Requirements: Skip all pictures. Write out the data below from its first line through the line that contains "(br) at (857,462);".

═══ Stored data ═══

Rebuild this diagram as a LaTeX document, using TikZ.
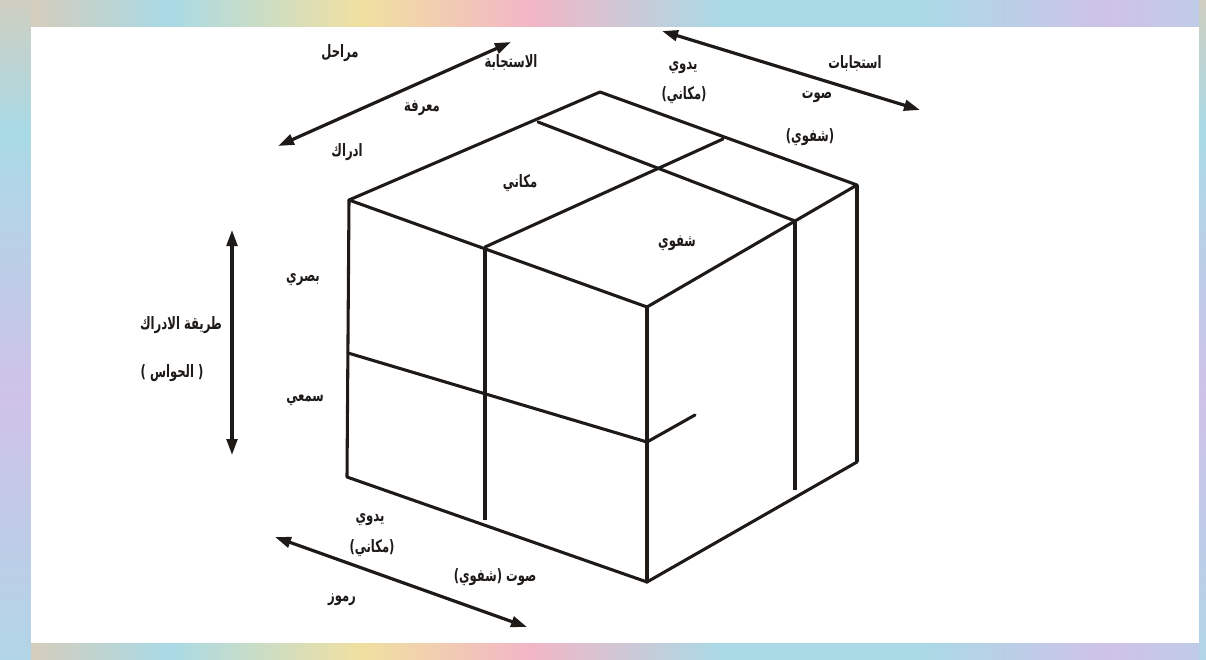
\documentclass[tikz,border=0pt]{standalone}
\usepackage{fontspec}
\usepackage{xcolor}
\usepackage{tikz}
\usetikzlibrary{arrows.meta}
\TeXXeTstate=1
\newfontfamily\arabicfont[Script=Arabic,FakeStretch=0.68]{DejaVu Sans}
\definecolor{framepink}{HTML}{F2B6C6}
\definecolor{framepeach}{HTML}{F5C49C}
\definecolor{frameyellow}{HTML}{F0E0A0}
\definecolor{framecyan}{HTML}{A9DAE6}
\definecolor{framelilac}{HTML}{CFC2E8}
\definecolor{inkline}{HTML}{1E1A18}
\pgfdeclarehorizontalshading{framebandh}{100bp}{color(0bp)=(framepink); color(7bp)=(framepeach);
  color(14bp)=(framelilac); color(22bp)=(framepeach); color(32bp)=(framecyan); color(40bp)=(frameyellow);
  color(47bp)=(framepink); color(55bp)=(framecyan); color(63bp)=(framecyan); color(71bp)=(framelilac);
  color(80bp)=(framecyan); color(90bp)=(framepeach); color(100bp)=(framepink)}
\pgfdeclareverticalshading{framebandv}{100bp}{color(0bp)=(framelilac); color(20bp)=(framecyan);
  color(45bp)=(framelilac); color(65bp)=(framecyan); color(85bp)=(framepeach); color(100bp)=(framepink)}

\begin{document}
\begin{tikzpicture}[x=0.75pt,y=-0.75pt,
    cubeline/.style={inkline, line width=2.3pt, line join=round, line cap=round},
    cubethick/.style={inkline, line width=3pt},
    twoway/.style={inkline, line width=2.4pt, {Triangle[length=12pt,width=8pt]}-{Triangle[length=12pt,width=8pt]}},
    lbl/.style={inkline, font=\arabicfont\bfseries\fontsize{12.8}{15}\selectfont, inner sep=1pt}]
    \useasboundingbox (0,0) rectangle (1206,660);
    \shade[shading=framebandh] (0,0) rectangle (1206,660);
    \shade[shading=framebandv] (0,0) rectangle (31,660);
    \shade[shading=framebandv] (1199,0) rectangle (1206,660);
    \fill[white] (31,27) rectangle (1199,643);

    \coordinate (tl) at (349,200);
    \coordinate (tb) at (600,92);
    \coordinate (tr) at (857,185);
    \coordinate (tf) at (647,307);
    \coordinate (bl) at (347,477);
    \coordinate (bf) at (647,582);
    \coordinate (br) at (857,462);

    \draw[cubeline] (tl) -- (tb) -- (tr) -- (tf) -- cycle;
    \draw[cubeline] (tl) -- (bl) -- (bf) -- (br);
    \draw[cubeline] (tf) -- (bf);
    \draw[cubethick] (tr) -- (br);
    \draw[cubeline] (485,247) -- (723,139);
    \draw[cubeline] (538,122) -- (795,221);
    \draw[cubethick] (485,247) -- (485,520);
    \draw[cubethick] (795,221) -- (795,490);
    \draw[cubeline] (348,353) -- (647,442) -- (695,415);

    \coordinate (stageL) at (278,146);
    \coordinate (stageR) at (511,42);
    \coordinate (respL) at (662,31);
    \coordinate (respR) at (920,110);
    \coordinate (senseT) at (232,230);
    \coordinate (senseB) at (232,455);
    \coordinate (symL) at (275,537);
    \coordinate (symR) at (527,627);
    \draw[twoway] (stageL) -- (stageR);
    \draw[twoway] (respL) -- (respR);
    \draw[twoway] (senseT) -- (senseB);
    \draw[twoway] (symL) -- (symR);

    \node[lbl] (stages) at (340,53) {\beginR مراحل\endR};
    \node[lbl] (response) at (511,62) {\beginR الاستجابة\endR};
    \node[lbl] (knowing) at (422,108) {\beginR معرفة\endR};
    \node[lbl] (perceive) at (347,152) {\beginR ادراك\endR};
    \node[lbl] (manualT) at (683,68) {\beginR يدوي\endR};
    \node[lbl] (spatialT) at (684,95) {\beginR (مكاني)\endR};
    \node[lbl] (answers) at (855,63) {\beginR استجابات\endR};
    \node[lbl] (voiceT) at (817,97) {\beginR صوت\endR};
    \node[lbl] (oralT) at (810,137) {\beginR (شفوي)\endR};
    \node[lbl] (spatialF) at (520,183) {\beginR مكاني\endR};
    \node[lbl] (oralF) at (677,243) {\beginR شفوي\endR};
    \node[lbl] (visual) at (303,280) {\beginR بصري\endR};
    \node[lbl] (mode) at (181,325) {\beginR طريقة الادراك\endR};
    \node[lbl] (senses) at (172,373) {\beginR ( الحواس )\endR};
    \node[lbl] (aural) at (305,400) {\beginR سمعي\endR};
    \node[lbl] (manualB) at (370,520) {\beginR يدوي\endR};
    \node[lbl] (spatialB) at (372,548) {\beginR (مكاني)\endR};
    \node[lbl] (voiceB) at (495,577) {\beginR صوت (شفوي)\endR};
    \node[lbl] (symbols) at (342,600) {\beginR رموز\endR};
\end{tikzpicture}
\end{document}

═══

Result of the exercise:
Rebuild this diagram as a LaTeX document, using TikZ.
\documentclass[tikz,border=0pt]{standalone}
\usepackage{fontspec}
\usepackage{xcolor}
\usepackage{tikz}
\usetikzlibrary{arrows.meta}
\TeXXeTstate=1
\newfontfamily\arabicfont[Script=Arabic,FakeStretch=0.68]{DejaVu Sans}
\definecolor{framepink}{HTML}{F2B6C6}
\definecolor{framepeach}{HTML}{F5C49C}
\definecolor{frameyellow}{HTML}{F0E0A0}
\definecolor{framecyan}{HTML}{A9DAE6}
\definecolor{framelilac}{HTML}{CFC2E8}
\definecolor{inkline}{HTML}{1E1A18}
\pgfdeclarehorizontalshading{framebandh}{100bp}{color(0bp)=(framepink); color(7bp)=(framepeach);
  color(14bp)=(framelilac); color(22bp)=(framepeach); color(32bp)=(framecyan); color(40bp)=(frameyellow);
  color(47bp)=(framepink); color(55bp)=(framecyan); color(63bp)=(framecyan); color(71bp)=(framelilac);
  color(80bp)=(framecyan); color(90bp)=(framepeach); color(100bp)=(framepink)}
\pgfdeclareverticalshading{framebandv}{100bp}{color(0bp)=(framelilac); color(20bp)=(framecyan);
  color(45bp)=(framelilac); color(65bp)=(framecyan); color(85bp)=(framepeach); color(100bp)=(framepink)}

\begin{document}
\begin{tikzpicture}[x=0.75pt,y=-0.75pt,
    cubeline/.style={inkline, line width=2.3pt, line join=round, line cap=round},
    cubethick/.style={inkline, line width=3pt},
    twoway/.style={inkline, line width=2.4pt, {Triangle[length=12pt,width=8pt]}-{Triangle[length=12pt,width=8pt]}},
    lbl/.style={inkline, font=\arabicfont\bfseries\fontsize{12.8}{15}\selectfont, inner sep=1pt}]
    \useasboundingbox (0,0) rectangle (1206,660);
    \shade[shading=framebandh] (0,0) rectangle (1206,660);
    \shade[shading=framebandv] (0,0) rectangle (31,660);
    \shade[shading=framebandv] (1199,0) rectangle (1206,660);
    \fill[white] (31,27) rectangle (1199,643);

    \coordinate (tl) at (349,200);
    \coordinate (tb) at (600,92);
    \coordinate (tr) at (857,185);
    \coordinate (tf) at (647,307);
    \coordinate (bl) at (347,477);
    \coordinate (bf) at (647,582);
    \coordinate (br) at (857,462);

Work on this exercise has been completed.